Cabin Crew with otitis media

Hello, I’m a cabin crew. Last week I didn’t realize I was flying with a flu and it developped into a middle ear infection. After not being able to unblock my ears despite trying everything, I decided to go to an ENT specialist. He told me that I had a small infection and I should be fine in 3 days. He prescribed me an antibiotic of 400mg (once a day), a nasal spray and a decongestant pill. With no improvement after 3 days, I decided to visit another ENT specialist. I told him despite the medication, I my condition hasn’t improved one bit and he told me the exact same thing; altered some of my medication (prescribed me a new antibiotic of 500mg, twice a day) and told me I’d be fit to fly in 3 days. It has been 6 days now and my ears are still blocked. Am I not responding to the antibiotics? Is there a way to manually release the pressure inside my ear except surgery? How long will it last?
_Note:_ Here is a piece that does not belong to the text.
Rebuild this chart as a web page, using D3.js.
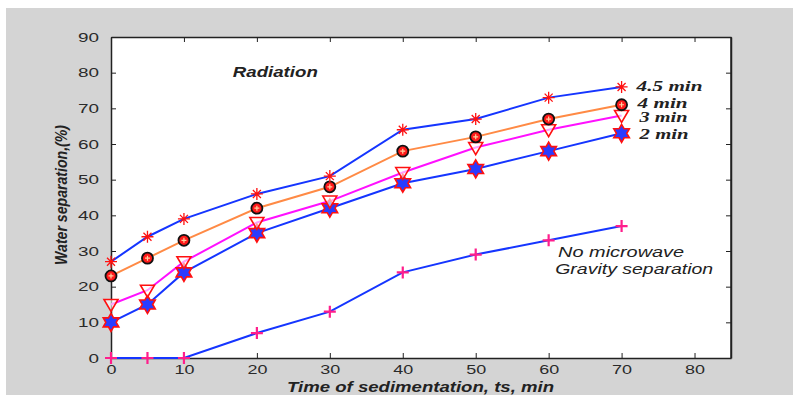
<!DOCTYPE html>
<html lang="en">
<head>
<meta charset="UTF-8">
<title>Water separation vs time of sedimentation</title>
<script src="https://d3js.org/d3.v7.min.js"></script>
<style>
    body { margin: 0; background: #fff; }
    svg { display: block; }
    .tick text { font-family: "Liberation Sans", Arial, sans-serif; fill: #2a2a2a; }
    .lbl { font-family: "Liberation Sans", Arial, sans-serif; font-weight: bold; font-style: italic; fill: #222; }
    .leg { font-family: "Liberation Serif", "Times New Roman", serif; font-weight: bold; font-style: italic; fill: #222; }
</style>
</head>
<body>
<div id="chart"></div>
<script>
// data
const times = [0, 5, 10, 20, 30, 40, 50, 60, 70];
const sep45 = [27, 34, 39, 46, 51, 64, 67, 73, 76];
const sep4 = [23, 28, 33, 42, 48, 58, 62, 67, 71];
const sep3 = [15, 19, 27, 38, 44, 52, 59, 64, 68];
const sep2 = [10, 15, 24, 35, 42, 49, 53, 58, 63];
const sepNone = [0, 0, 0, 7, 13, 24, 29, 33, 37];
const seriesLabels = ["4.5 min", "4 min", "3 min", "2 min"];
const xTicks = [0, 10, 20, 30, 40, 50, 60, 70, 80];
const yTicks = [0, 10, 20, 30, 40, 50, 60, 70, 80, 90];

const W = 793, H = 395;
const margin = {top: 37, right: 62, bottom: 37, left: 111};
const width = W - margin.left - margin.right;
const height = H - margin.top - margin.bottom;

const svg = d3.select("#chart").append("svg")
    .attr("width", W).attr("height", H);

// grey figure background
svg.append("rect").attr("x", 6).attr("y", 8)
    .attr("width", W - 6).attr("height", H - 8).attr("fill", "#d4d4d4");

const g = svg.append("g").attr("transform", `translate(${margin.left},${margin.top})`);
g.append("rect").attr("width", width).attr("height", height).attr("fill", "#fff");

const x = d3.scaleLinear().domain([0, 85]).range([0, width]);
const y = d3.scaleLinear().domain([0, 90]).range([height, 0]);

// stretch tick text a bit, the original is wide
function widen(sel, perChar) {
    sel.selectAll(".tick text")
        .attr("font-size", 13)
        .attr("textLength", function() { return this.textContent.length * perChar; })
        .attr("lengthAdjust", "spacingAndGlyphs");
}

const axB = g.append("g").attr("transform", `translate(0,${height})`)
    .call(d3.axisBottom(x).tickValues(xTicks).tickSizeInner(-5).tickSizeOuter(0).tickPadding(7));
widen(axB, 10);
const axL = g.append("g")
    .call(d3.axisLeft(y).tickValues(yTicks).tickSizeInner(-5).tickSizeOuter(0).tickPadding(12));
widen(axL, 10.5);
const axT = g.append("g")
    .call(d3.axisTop(x).tickValues(xTicks).tickSizeInner(-5).tickSizeOuter(0).tickFormat(""));
const axR = g.append("g").attr("transform", `translate(${width},0)`)
    .call(d3.axisRight(y).tickValues(yTicks).tickSizeInner(-5).tickSizeOuter(0).tickFormat(""));
[axB, axL, axT, axR].forEach(a => {
    a.select(".domain").attr("stroke", "#222").attr("stroke-width", 1.5);
    a.selectAll(".tick line").attr("stroke", "#222");
});
// the right end of bottom and top axis
g.append("line").attr("x1", width).attr("x2", width).attr("y1", 0).attr("y2", height)
    .attr("stroke", "#222").attr("stroke-width", 1.5);

const line = d3.line().x((d, i) => x(times[i])).y(d => y(d));

// marker shapes
function hexagram(R) {
    const r = R / Math.sqrt(3);
    const pts = [];
    for (let k = 0; k < 12; k++) {
        const a = -Math.PI / 2 + k * Math.PI / 6;
        const rr = k % 2 === 0 ? R : r;
        pts.push([rr * Math.cos(a), rr * Math.sin(a)]);
    }
    return "M" + pts.map(p => p.join(",")).join("L") + "Z";
}
const asterisk = "M-6,0L6,0M0,-6L0,6M-4,-4L4,4M-4,4L4,-4";
const plus = "M-6,0L6,0M0,-6L0,6";
const triDown = "M-7,-5L7,-5L0,7Z";
const smallPlus = "M-2.5,0L2.5,0M0,-2.5L0,2.5";

const series = [
    {vals: sepNone, color: "#1535ff", draw: m => m.append("path").attr("d", plus).attr("stroke", "#ff1e8c").attr("stroke-width", 2.2)},
    {vals: sep2, color: "#1535ff", draw: m => m.append("path").attr("d", hexagram(9)).attr("fill", "#2a3cff").attr("stroke", "#ff1010").attr("stroke-width", 1.6)},
    {vals: sep3, color: "#ff10ff", draw: m => m.append("path").attr("d", triDown).attr("fill", "#fff").attr("fill-opacity", 0.6).attr("stroke", "#ff1010").attr("stroke-width", 1.6)},
    {vals: sep4, color: "#ff8a45", draw: m => {
        m.append("circle").attr("r", 5.5).attr("fill", "#ff1a1a").attr("stroke", "#111").attr("stroke-width", 1.8);
        m.append("path").attr("d", smallPlus).attr("stroke", "#ffd0a0").attr("stroke-width", 1.2);
    }},
    {vals: sep45, color: "#1535ff", draw: m => m.append("path").attr("d", asterisk).attr("stroke", "#ff1010").attr("stroke-width", 1.3)}
];

series.forEach(s => {
    g.append("path").datum(s.vals).attr("d", line)
        .attr("fill", "none").attr("stroke", s.color).attr("stroke-width", 2);
});
series.forEach(s => {
    g.selectAll(null).data(s.vals).enter().append("g")
        .attr("transform", (d, i) => `translate(${x(times[i])},${y(d)})`)
        .each(function() { s.draw(d3.select(this)); });
});

// end labels
const lastVals = [sep45, sep4, sep3, sep2].map(a => a[a.length - 1]);
const labelDy = [4, 3, 7, 6];
const labelLen = [66, 50, 48, 49];
seriesLabels.forEach((t, i) => {
    g.append("text").attr("class", "leg")
        .attr("x", x(70) + 15 + (i > 1 ? 3 : i))
        .attr("y", y(lastVals[i]) + labelDy[i])
        .attr("font-size", 14)
        .attr("textLength", labelLen[i]).attr("lengthAdjust", "spacingAndGlyphs")
        .text(t);
});

// annotations
g.append("text").attr("class", "lbl").attr("x", x(16.7)).attr("y", y(78.8))
    .attr("font-size", 14).attr("textLength", 85).attr("lengthAdjust", "spacingAndGlyphs")
    .text("Radiation");
g.append("text").attr("class", "lbl").attr("x", x(61.3)).attr("y", y(28.3))
    .attr("font-size", 14).attr("textLength", 126).attr("lengthAdjust", "spacingAndGlyphs")
    .style("font-weight", "normal").text("No microwave");
g.append("text").attr("class", "lbl").attr("x", x(60.9)).attr("y", y(23.5))
    .attr("font-size", 14).attr("textLength", 158).attr("lengthAdjust", "spacingAndGlyphs")
    .style("font-weight", "normal").text("Gravity separation");

// axis titles
svg.append("text").attr("class", "lbl")
    .attr("x", 287).attr("y", 392).attr("font-size", 14)
    .attr("textLength", 267).attr("lengthAdjust", "spacingAndGlyphs")
    .text("Time of sedimentation, ts, min");
svg.append("text").attr("class", "lbl")
    .attr("transform", "translate(67,195) rotate(-90)")
    .attr("text-anchor", "middle").attr("font-size", 17)
    .attr("textLength", 140).attr("lengthAdjust", "spacingAndGlyphs")
    .text("Water separation,(%)");
</script>
</body>
</html>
  1. What are other symptoms that you r suffering from. Eustachian tube blockage is one possible cause of a clogged ear. But instead of flowing down the throat, fluid and mucus can sometimes become trapped in the middle ear and clog the ear. This blockage usually accompanies an infection, such as the common cold, influenza, or sinusitis. Allergic rhinitis can also cause a blockage in the eustachian tube. Other symptoms of a blockage caused by an infection or allergies include: runny nose coughing sneezing sore throat. 1. Do saline gargles daily (preferably twice). 2. Whenever possible do steam inhalation also. 3. Cover your nose and mouth with hanky for at least 30 sec when you go in dusty areas also when you go in and out of ac. As our nose is the most sensitive part of our body, when there is temperature difference between two rooms or inside n outside, then if we not protect our nose, it gets affected. 4. Drink hot liquids –hot liquids relieve nasal congestion, prevent dehydration, and soothe the uncomfortably inflamed membranes that line your nose and throat. 5. Sleep with an extra pillow under your head– elevating your head will help relieve congested nasal passages. If the angle is too awkward, try placing the pillows between the mattress and the box springs to create a more gradual slope. 6. Treat that stuffy nose with warm salt water– salt-water rinsing helps break nasal congestion, while also removing virus particles and bacteria from your nose. 7. Blow your nose often (and the right way)– it’s important to blow your nose regularly when you have a cold rather than sniffling mucus back into your head. But when you blow hard, pressure can carry germ-carrying phlegm back into your ear passages, causing earache. The best way to blow your nose: press a finger over one nostril while you blow gently to clear the other. 8. Use the valsalva maneuver this simple trick helps open your eustachian tube. To perform this maneuver, take a deep breath and pinch your nose. With your mouth closed, attempt to exhale gently through your nose. This should create enough pressure to “pop” or unclog the ear. Don’t blow too hard to avoid damaging your eardrum. Once your eustachian tube opens, chew gum or suck on hard candy to keep it opened. Homeopathic treatment has very encouraging results.